"In a famous Zen story two monks are walking together and come to a river. A beautiful woman is standing there trying to figure out how to get across. The older monk offers to help and picks her up and carries her. Later, as the two monks resume their stroll, the younger says, 'I thought we weren't supposed to have contact with women.' The older monk replies, 'I put the woman down long ago, but you're still carrying her.'
"The lesson usually drawn from this story is, do what you have to do and move on. From a typical spiritual point of view, the monk picks up the woman and then lets go. No attachments, no complications, no worries.
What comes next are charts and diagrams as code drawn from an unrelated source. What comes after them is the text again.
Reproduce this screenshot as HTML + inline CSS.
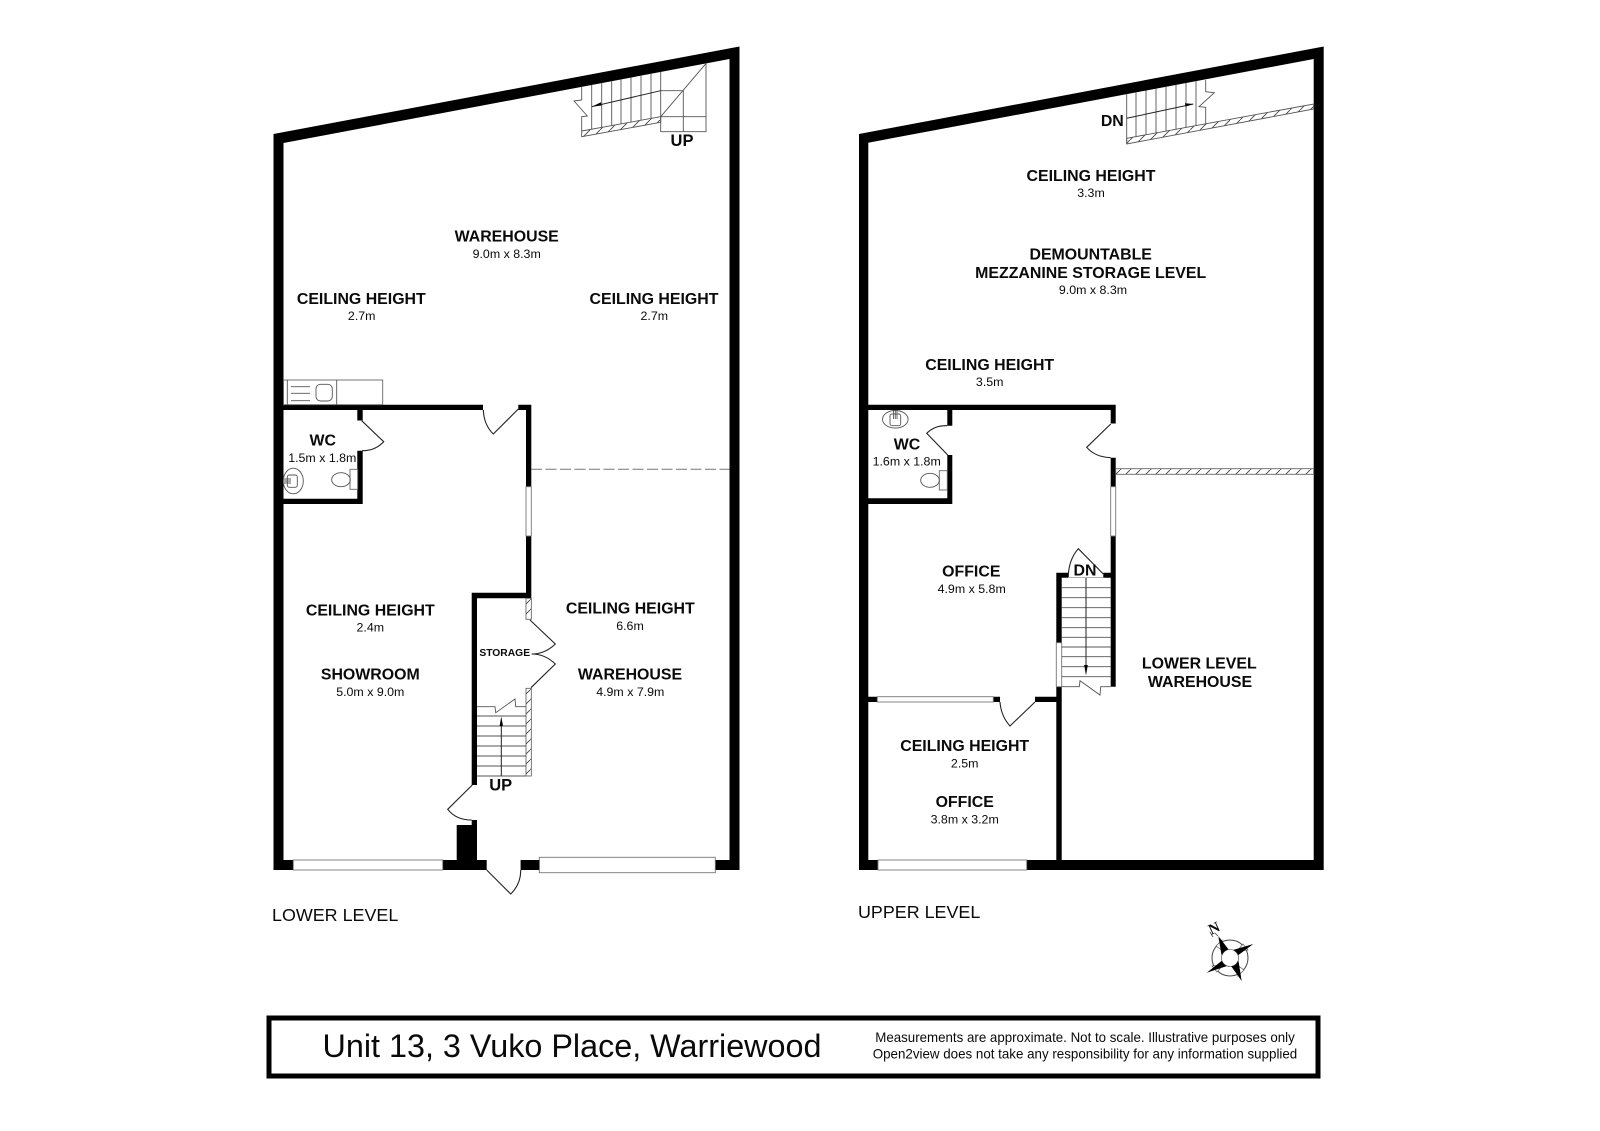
<!DOCTYPE html>
<html>
<head>
<meta charset="utf-8">
<title>Unit 13, 3 Vuko Place, Warriewood</title>
<style>
html,body{margin:0;padding:0;background:#fff;}
svg{display:block;}
text{font-family:"Liberation Sans",sans-serif;fill:#0a0a0a;text-anchor:middle;}
.b{font-weight:bold;font-size:15.9px;}
.d{font-size:12.4px;}
.l{font-size:17.9px;text-anchor:start;}
.t{stroke:#555;stroke-width:.9;fill:none;}
.f{stroke:#666;stroke-width:.9;fill:#fff;}
.w{fill:#fff;stroke:#777;stroke-width:.9;}
.dr{stroke:#222;stroke-width:1.1;fill:none;}
</style>
</head>
<body>
<svg width="1600" height="1131" viewBox="0 0 1600 1131" xmlns="http://www.w3.org/2000/svg">
<defs>
<pattern id="h" width="10" height="10" patternUnits="userSpaceOnUse">
<path d="M-1 11L11 -1" stroke="#444" stroke-width=".9" fill="none"/>
</pattern>
</defs>
<rect width="1600" height="1131" fill="#fff"/>

<!-- LOWER LEVEL walls -->
<path fill-rule="evenodd" fill="#000" d="M273.5 134L739.5 46.5V870H273.5ZM283.5 143V860H729.5V59Z"/>
<path fill="#000" d="M283 404.7H483V410H283ZM518.3 404.7H531.3V410H518.3ZM526 405H531.3V487H526ZM526 536H531.3V598H526ZM357.3 405H362.7V420.5H357.3ZM357.3 450.7H362.7V504H357.3ZM283 498.7H362.7V504H283ZM471.7 592.7H531.3V598.3H471.7ZM471.7 592.7H477V785H471.7ZM471.7 820H477V870H471.7ZM456.7 825H477V870H456.7Z"/>
<rect x="486.7" y="859" width="34" height="12" fill="#fff"/>
<rect class="w" x="293.3" y="860" width="149.4" height="10"/>
<rect class="w" x="539.3" y="857.3" width="176" height="15.4"/>
<rect class="w" x="526" y="486.7" width="5.3" height="49.3"/>
<rect x="520.7" y="860" width="18.6" height="10" fill="#000"/>

<!-- Lower doors -->
<path class="dr" d="M518.3 409L493.3 434Q484 425 483.3 410"/>
<path class="dr" d="M361.7 420.7L383.7 441.7Q375 451 362 450.7"/>
<path class="dr" d="M472.3 785L447.7 809.3Q456 820 471.7 820"/>
<path class="dr" d="M486.7 870L510.7 894Q521 884 520.7 870"/>
<path class="dr" d="M530 620L555.3 644Q545 654 531.7 654"/>
<path class="dr" d="M531 687.7L555.3 664Q545 654 531.7 654"/>
<line x1="531" y1="469.3" x2="729.5" y2="469.3" stroke="#777" stroke-width="1" stroke-dasharray="11 3.5"/>

<!-- Kitchen -->
<rect class="f" x="283.5" y="380" width="99.2" height="24.7"/>
<path class="t" d="M336.7 380V404.7M287.3 380V404.7M291 386.7H310M291 393.3H310M291 400.7H310"/>
<rect class="t" x="316" y="384.3" width="16.3" height="16.7" rx="4.5"/>
<!-- Lower WC fixtures -->
<ellipse class="t" cx="293.3" cy="481" rx="10" ry="12.8"/>
<rect class="t" x="287.3" y="475" width="10" height="12.3" rx="2"/>
<path d="M284 479H291M284 481H291M284 483H291" stroke="#555" stroke-width=".9"/>
<rect class="f" x="350" y="469.3" width="7.7" height="20"/>
<ellipse class="t" cx="341" cy="479.7" rx="9.3" ry="7"/>

<!-- Lower storage stairs -->
<rect x="526" y="598.3" width="5.3" height="21" fill="url(#h)" stroke="#555" stroke-width=".8"/>
<rect x="526" y="688.3" width="5.3" height="87.7" fill="url(#h)" stroke="#555" stroke-width=".8"/>
<path class="t" d="M477 716H526M477 726H526M477 736H526M477 746H526M477 756H526M477 766H526M477 776H526"/>
<path class="t" d="M477 706.7H495L495.7 712.7L515 699L515.7 706.7H526"/>
<path d="M501.3 776V722" stroke="#222" stroke-width="1" fill="none"/>
<path d="M501.3 716.5L503 726H499.6Z" fill="#000"/>

<!-- Lower top stairs -->
<path class="t" d="M591.7 85V129.2M601.7 83V127.4M611.7 81.2V125.6M621 79.4V123.9M631 77.6V122.1M641 75.7V120.3M651 73.8V118.5M660.7 72V131.7H706V63.4M683.3 90.7V131.7M660.7 116.7H706M660.7 116.7L706 63.4M660.7 90.7H683.3"/>
<path class="t" d="M581.7 86.8V100L574 101L587.3 116L581.7 116.7V131"/>
<polygon points="581.7,131 660.7,116.7 660.7,122.3 581.7,136.7" fill="url(#h)" stroke="#555" stroke-width=".9"/>
<path d="M660.7 90.7L591.7 106.7" stroke="#222" stroke-width="1" fill="none"/>
<path d="M591.7 106.7L601 102.3L601.4 105.5Z" fill="#000"/>

<!-- UPPER LEVEL walls -->
<path fill-rule="evenodd" fill="#000" d="M859 134L1323.7 46.5V870H859ZM868.3 142.7V860H1313.7V59Z"/>
<path fill="#000" d="M868 404.7H1115.7V410H868ZM1110.7 405H1115.7V423.5H1110.7ZM1110.7 457.7H1115.7V487H1110.7ZM1110.7 536H1115.7V686.7H1110.7ZM947.3 405H952.3V425.7H947.3ZM947.3 455H952.3V504H947.3ZM868 498.3H952.3V504H868ZM1056.3 572.7H1061.7V643H1056.3ZM1056.3 686.7H1061.7V860H1056.3ZM1056.3 572.7H1068.3V577.7H1056.3ZM1103.3 572.7H1115.7V577.7H1103.3ZM868 696.7H877.3V702H868ZM993.3 696.7H1000V702H993.3ZM1035 696.7H1061.7V702H1035Z"/>
<rect class="w" x="877.3" y="696.7" width="116" height="5.3"/>
<rect class="w" x="878" y="860" width="148.7" height="10"/>
<rect class="w" x="1110.7" y="486.7" width="5" height="49.3"/>
<rect class="w" x="1056.3" y="642.7" width="5.4" height="44"/>

<!-- Upper doors -->
<path class="dr" d="M1110.7 424L1086.7 447.3Q1095 457 1110.7 457.7"/>
<path class="dr" d="M947.7 455L926.7 433.3Q935 425 947.3 425.7"/>
<path class="dr" d="M1035 702L1010 726Q1001 716 1000 702"/>
<path class="dr" d="M1068.3 577Q1068.5 560 1078.3 548.7L1103.3 574"/>
<line x1="1068.3" y1="577.4" x2="1103.3" y2="577.4" stroke="#999" stroke-width=".8"/>

<!-- Upper WC fixtures -->
<ellipse class="t" cx="895.3" cy="419.3" rx="12.8" ry="8.8"/>
<rect class="t" x="890" y="414" width="10.7" height="11.7" rx="2"/>
<path d="M893.5 410V419M895.3 410V419M897 410V419" stroke="#555" stroke-width=".9"/>
<rect class="f" x="939.3" y="470.7" width="8" height="19.3"/>
<ellipse class="t" cx="930" cy="480.3" rx="9.3" ry="7"/>

<!-- Mezzanine hatch -->
<rect x="1115.7" y="468.7" width="198" height="5.6" fill="url(#h)" stroke="#666" stroke-width=".9"/>
<polygon points="1126.7,138.3 1313.7,104 1313.7,109 1126.7,144" fill="url(#h)" stroke="#555" stroke-width=".9"/>
<path class="t" d="M1126.7 94.1V144M1136 92.4V136.6M1146 90.5V134.8M1156 88.6V132.9M1166 86.8V131.1M1176 84.9V129.2M1186 83V127.4M1196 81.1V125.6"/>
<path class="t" d="M1205.7 80V91.7L1214.3 92.7L1199 106.7L1205.7 107.3V123.8"/>
<path d="M1126.7 118.3L1193.3 104" stroke="#222" stroke-width="1" fill="none"/>
<path d="M1193.5 104L1185 103.3L1185.6 106.6Z" fill="#000"/>

<!-- Upper office stairs -->
<path class="t" d="M1061.7 587.7H1110.7M1061.7 597.7H1110.7M1061.7 607.7H1110.7M1061.7 617.7H1110.7M1061.7 627.7H1110.7M1061.7 637.3H1110.7M1061.7 647H1110.7M1061.7 656.7H1110.7M1061.7 666.7H1110.7M1061.7 676.7H1110.7"/>
<path class="t" d="M1061.7 686.7H1079.3L1080 680.7L1100 695L1100.7 686.7H1110.7"/>
<path d="M1086 578V670" stroke="#222" stroke-width="1" fill="none"/>
<path d="M1086 675.5L1084.2 665H1087.8Z" fill="#000"/>

<!-- Labels lower -->
<text class="b" x="506.7" y="241.7">WAREHOUSE</text>
<text class="d" x="506.7" y="258">9.0m x 8.3m</text>
<text class="b" x="361.3" y="304">CEILING HEIGHT</text>
<text class="d" x="361.7" y="320">2.7m</text>
<text class="b" x="654" y="304">CEILING HEIGHT</text>
<text class="d" x="654.3" y="320">2.7m</text>
<text class="b" x="322.7" y="445.7">WC</text>
<text class="d" x="322.3" y="462">1.5m x 1.8m</text>
<text class="b" x="370.3" y="615.7">CEILING HEIGHT</text>
<text class="d" x="370.3" y="631.7">2.4m</text>
<text class="b" x="370.3" y="679.7">SHOWROOM</text>
<text class="d" x="370.3" y="696">5.0m x 9.0m</text>
<text class="b" x="630.3" y="613.7">CEILING HEIGHT</text>
<text class="d" x="630" y="630">6.6m</text>
<text class="b" x="630" y="679.7">WAREHOUSE</text>
<text class="d" x="630.3" y="696">4.9m x 7.9m</text>
<text x="504.7" y="656" style="font-weight:bold;font-size:10.3px">STORAGE</text>
<text class="b" x="500.7" y="790.7" style="font-size:16.5px">UP</text>
<text class="b" x="682" y="146" style="font-size:16.5px">UP</text>
<text class="l" x="272" y="921">LOWER LEVEL</text>

<!-- Labels upper -->
<text class="b" x="1112.3" y="126">DN</text>
<text class="b" x="1091" y="181">CEILING HEIGHT</text>
<text class="d" x="1091" y="197">3.3m</text>
<text class="b" x="1090.7" y="259.4">DEMOUNTABLE</text>
<text class="b" x="1090.7" y="277.8">MEZZANINE STORAGE LEVEL</text>
<text class="d" x="1093" y="293.8">9.0m x 8.3m</text>
<text class="b" x="989.7" y="370">CEILING HEIGHT</text>
<text class="d" x="989.7" y="386">3.5m</text>
<text class="b" x="907" y="449.3">WC</text>
<text class="d" x="906.7" y="465.3">1.6m x 1.8m</text>
<text class="b" x="971.3" y="576.7">OFFICE</text>
<text class="d" x="971.7" y="593">4.9m x 5.8m</text>
<text class="b" x="1085" y="575.6">DN</text>
<text class="b" x="1199.3" y="668.6">LOWER LEVEL</text>
<text class="b" x="1200" y="686.8">WAREHOUSE</text>
<text class="b" x="964.7" y="751">CEILING HEIGHT</text>
<text class="d" x="964.7" y="767.7">2.5m</text>
<text class="b" x="964.7" y="807">OFFICE</text>
<text class="d" x="964.7" y="823.3">3.8m x 3.2m</text>
<text class="l" x="858" y="918">UPPER LEVEL</text>

<!-- Compass -->
<circle cx="1230" cy="958" r="18" fill="none" stroke="#444" stroke-width="1"/>
<path d="M1237 951L1248 950L1243 944ZM1223 951L1222 940L1216 946ZM1223 965L1212 966L1217 972ZM1237 965L1238 976L1244 970Z" fill="#fff" stroke="#555" stroke-width=".7"/>
<polygon points="1218.3,936 1229,950 1221.5,955" fill="#000"/>
<polygon points="1253.3,944 1238.5,955 1233,950" fill="#000"/>
<polygon points="1241.7,981 1231,966 1238.5,961" fill="#000"/>
<polygon points="1206.7,972.7 1221.5,961 1227,966" fill="#000"/>
<circle cx="1230" cy="958" r="8.5" fill="#fff" stroke="#333" stroke-width=".6"/>
<path d="M1210 932L1213 937M1215 933L1218 936" stroke="#444" stroke-width=".8"/>
<text x="1214" y="933" transform="rotate(-25 1214 928)" style="font-family:'Liberation Serif',serif;font-weight:bold;font-size:15px">N</text>

<!-- Title block -->
<rect x="269" y="1018" width="1049" height="58" fill="#fff" stroke="#000" stroke-width="5"/>
<text x="572" y="1057" style="font-size:32.35px">Unit 13, 3 Vuko Place, Warriewood</text>
<text x="1085" y="1042" textLength="419.5" lengthAdjust="spacingAndGlyphs" style="font-size:14px">Measurements are approximate. Not to scale. Illustrative purposes only</text>
<text x="1085" y="1058.4" textLength="424.5" lengthAdjust="spacingAndGlyphs" style="font-size:14px">Open2view does not take any responsibility for any information supplied</text>
</svg>
</body>
</html>
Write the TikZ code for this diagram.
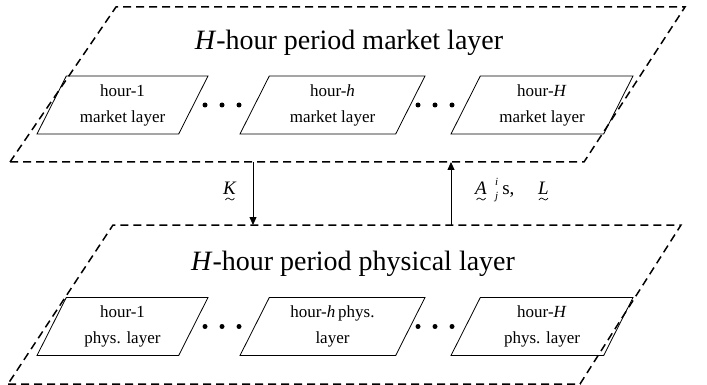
\documentclass[tikz,border=0pt]{standalone}
\usepackage{fontspec}
\setmainfont{Liberation Serif}
\usetikzlibrary{shapes.geometric,arrows.meta}
\newcommand{\scr}[1]{{\fontsize{11}{11}\selectfont\textit{#1}}}
\begin{document}
\begin{tikzpicture}[x=1pt,y=-1pt,
  layerline/.style={draw, dash pattern=on 8pt off 5pt, line width=1.5pt, line join=miter},
  hourbox/.style={draw, line width=0.8pt, trapezium, trapezium left angle=56,
    trapezium right angle=124, trapezium stretches body=true, inner sep=1pt,
    minimum height=58pt, align=center, font=\fontsize{17}{26}\selectfont},
  title/.style={font=\fontsize{28}{32}\selectfont, anchor=base},
  dotnode/.style={circle, fill, inner sep=0pt, minimum size=5pt},
  conn/.style={line width=0.8pt},
  lbl/.style={font=\fontsize{19}{20}\selectfont, anchor=base west, inner sep=0pt},
  tildemark/.pic={\draw[line width=0.7pt] (-4.5,1) .. controls (-2.5,-2) and (-1,-1) .. (0,0)
     .. controls (1,1) and (2.5,2) .. (4.5,-1);}
]
\useasboundingbox (0,0) rectangle (707,385);

% upper layer
\coordinate (mkBL) at (10,162);
\coordinate (mkBR) at (584,162);
\coordinate (mkTR) at (685,7);
\coordinate (mkTL) at (116,7);
\draw[layerline] (mkBL) -- (mkBR) -- (mkTR) -- (mkTL) -- cycle;
\node[title] (mkt) at (349,50) {\textit{H}-hour period market layer};
\node[hourbox, minimum width=171pt] (m1) at (122.5,105) {hour-1\\market layer};
\node[hourbox, minimum width=185pt] (mh) at (332.5,105) {hour-\textit{h}\\market layer};
\node[hourbox, minimum width=182pt] (mH) at (542,105) {hour-\textit{H}\\market layer};
\node[dotnode] (md1) at (205,105) {};
\node[dotnode] (md2) at (222,105) {};
\node[dotnode] (md3) at (239,105) {};
\node[dotnode] (md4) at (418,105) {};
\node[dotnode] (md5) at (435,105) {};
\node[dotnode] (md6) at (452,105) {};

% lower layer
\coordinate (phBL) at (8,384);
\coordinate (phBR) at (580,384);
\coordinate (phTR) at (681,225);
\coordinate (phTL) at (113,225);
\draw[layerline] (phBL) -- (phBR) -- (phTR) -- (phTL) -- cycle;
\node[title] (pht) at (353,270) {\textit{H}-hour period physical layer};
\node[hourbox, minimum width=171pt] (p1) at (122.5,326.5) {hour-1\\phys. layer};
\node[hourbox, minimum width=185pt] (phh) at (332.5,326.5) {hour-\textit{h}\,phys.\\layer};
\node[hourbox, minimum width=182pt] (pH) at (542,326.5) {hour-\textit{H}\\phys. layer};
\node[dotnode] (pd1) at (205,326.5) {};
\node[dotnode] (pd2) at (222,326.5) {};
\node[dotnode] (pd3) at (239,326.5) {};
\node[dotnode] (pd4) at (418,326.5) {};
\node[dotnode] (pd5) at (435,326.5) {};
\node[dotnode] (pd6) at (452,326.5) {};

% connectors
\coordinate (kx) at (253,0);
\coordinate (ax) at (451,0);
\draw[conn, -{Triangle[length=8pt,width=7pt]}] (kx |- mkBL) -- (kx |- phTL);
\draw[conn, -{Triangle[length=8pt,width=7pt]}] (ax |- phTL) -- (ax |- mkBL);

% labels
\node[lbl] (klab) at (223,194) {\textit{K}};
\pic at ([yshift=-5pt]klab.base) {tildemark};
\node[lbl] (alabA) at (475,194) {\textit{A}};
\pic at ([yshift=-5pt]alabA.base) {tildemark};
\node[lbl] (alabs) at (495,194)
  {\rlap{\raisebox{8.5pt}{\scr{i}}}\raisebox{-5pt}{\scr{j}}\kern4pt s,};
\node[lbl] (alabL) at (538,194) {\textit{L}};
\pic at ([yshift=-5pt]alabL.base) {tildemark};
\end{tikzpicture}
\end{document}
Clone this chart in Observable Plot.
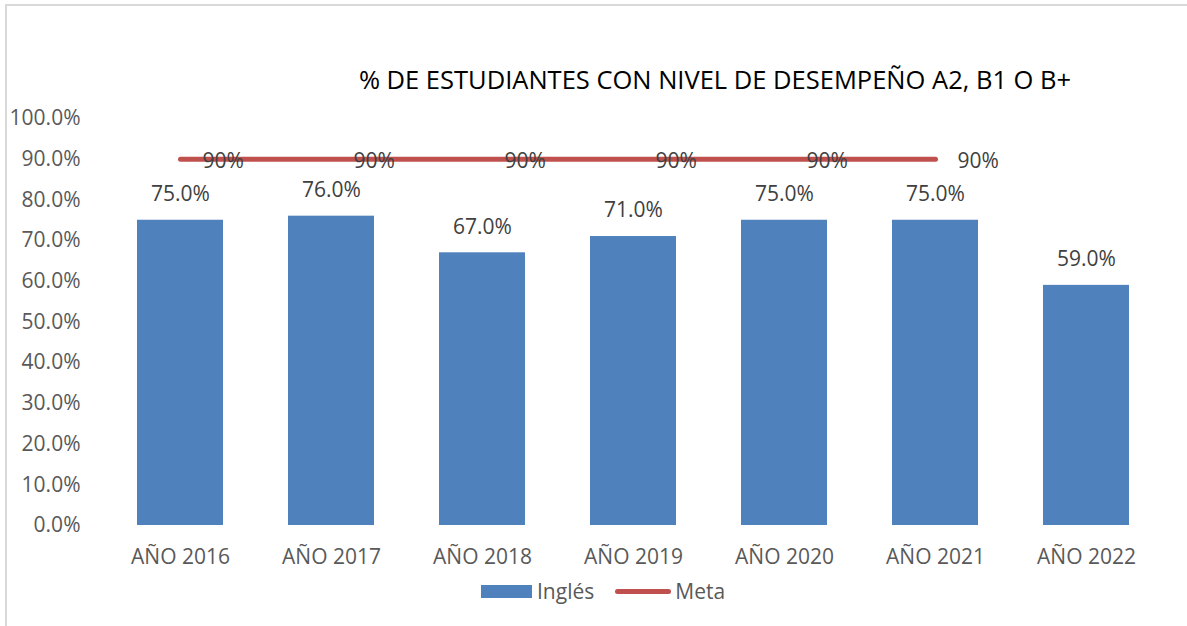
<!DOCTYPE html>
<html>
<head>
<meta charset="utf-8">
<script src="https://cdn.jsdelivr.net/npm/d3@7"></script>
<script src="https://cdn.jsdelivr.net/npm/@observablehq/plot@0.6"></script>
<style>
  html, body { margin: 0; padding: 0; background: #fff; }
  body { width: 1187px; height: 626px; position: relative; overflow: hidden; font-family: "Open Sans", "Liberation Sans", sans-serif; }
  #frame { position: absolute; left: 5px; top: 4px; width: 1300px; height: 700px; border-left: 2px solid #d9d9d9; border-top: 2px solid #d9d9d9; }
  #title { position: absolute; left: 0; width: 1430px; top: 62px; text-align: center; font-size: 25.5px; color: #000; white-space: nowrap; }
  #chart { position: absolute; left: 0; top: 0; }
  #legend { position: absolute; top: 577px; left: 481px; display: flex; align-items: center; font-size: 21px; color: #595959; }
  .sw-bar { width: 51px; height: 13px; background: #4F81BD; margin-right: 5px; }
  .sw-line { width: 56px; height: 5px; border-radius: 3px; background: #C0504D; margin-left: 21px; margin-right: 4px; }
</style>
</head>
<body>
<div id="frame"></div>
<div id="chart"></div>
<div id="title">% DE ESTUDIANTES CON NIVEL DE DESEMPEÑO A2, B1 O B+</div>
<div id="legend"><div class="sw-bar"></div><span>Inglés</span><div class="sw-line"></div><span>Meta</span></div>
<script>
const years = ["AÑO 2016", "AÑO 2017", "AÑO 2018", "AÑO 2019", "AÑO 2020", "AÑO 2021", "AÑO 2022"];
const ingles = [75, 76, 67, 71, 75, 75, 59];
const metaYears = ["AÑO 2016", "AÑO 2017", "AÑO 2018", "AÑO 2019", "AÑO 2020", "AÑO 2021"];
const meta = [90, 90, 90, 90, 90, 90];
const yTicks = [0, 10, 20, 30, 40, 50, 60, 70, 80, 90, 100];

const bars = years.map((y, i) => ({year: y, value: ingles[i]}));
const metaData = metaYears.map((y, i) => ({year: y, value: meta[i]}));

const font = "'Open Sans', 'Liberation Sans', sans-serif";
const chart = Plot.plot({
  width: 1187,
  height: 626,
  marginTop: 118,
  marginBottom: 101,
  marginLeft: 102,
  marginRight: 23,
  style: {fontFamily: font, fontSize: "21px", color: "#595959", background: "transparent"},
  x: {domain: years, paddingInner: 0.43, paddingOuter: 0.215, label: null},
  y: {domain: [0, 100], label: null},
  marks: [
    Plot.axisY({ticks: yTicks, tickSize: 0, tickPadding: 22, tickFormat: d => d.toFixed(1) + "%", fontSize: 21, fill: "#595959", label: null}),
    Plot.axisX({tickSize: 0, tickPadding: 24, fontSize: 21, fill: "#595959", label: null}),
    Plot.barY(bars, {x: "year", y: "value", fill: "#4F81BD"}),
    Plot.text(bars, {x: "year", y: "value", text: d => d.value.toFixed(1) + "%", dy: -26, fontSize: 21, fill: "#404040"}),
    Plot.line(metaData, {x: "year", y: "value", stroke: "#C0504D", strokeWidth: 5, strokeLinecap: "round"}),
    Plot.text(metaData, {x: "year", y: "value", text: d => d.value + "%", textAnchor: "start", dx: 22, dy: 2, fontSize: 21, fill: "#404040"})
  ]
});
document.getElementById("chart").appendChild(chart);
</script>
</body>
</html>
"But disturbing reflection can be a good thing. Even inner conflict and worry inspire the need to sort things out. In my interpretation of the story, the young monk who can't stop thinking about the woman would become the teacher. He's more human and has the capacity to carry his experiences for a long time and worry about them. In a way, the story contrasts spirit and soul, and I favor the soulful young man."Thomas Moore, Pg. 115, A Religion of One's Own)
It was a refreshing and a relief to read this excerpt this morning. I've heard this story a few times and I've always looked at it from the spiritual point of view. I'm glad Thomas Moore gave us his perspective from the soul's point of view. I spent a lot of my childhood worrying and full of inner conflict, and to have a licensed psychologist acknowledge that this it isn't a genetice defect or something that needs to be fixed is a huge relief, even as a I approach 40.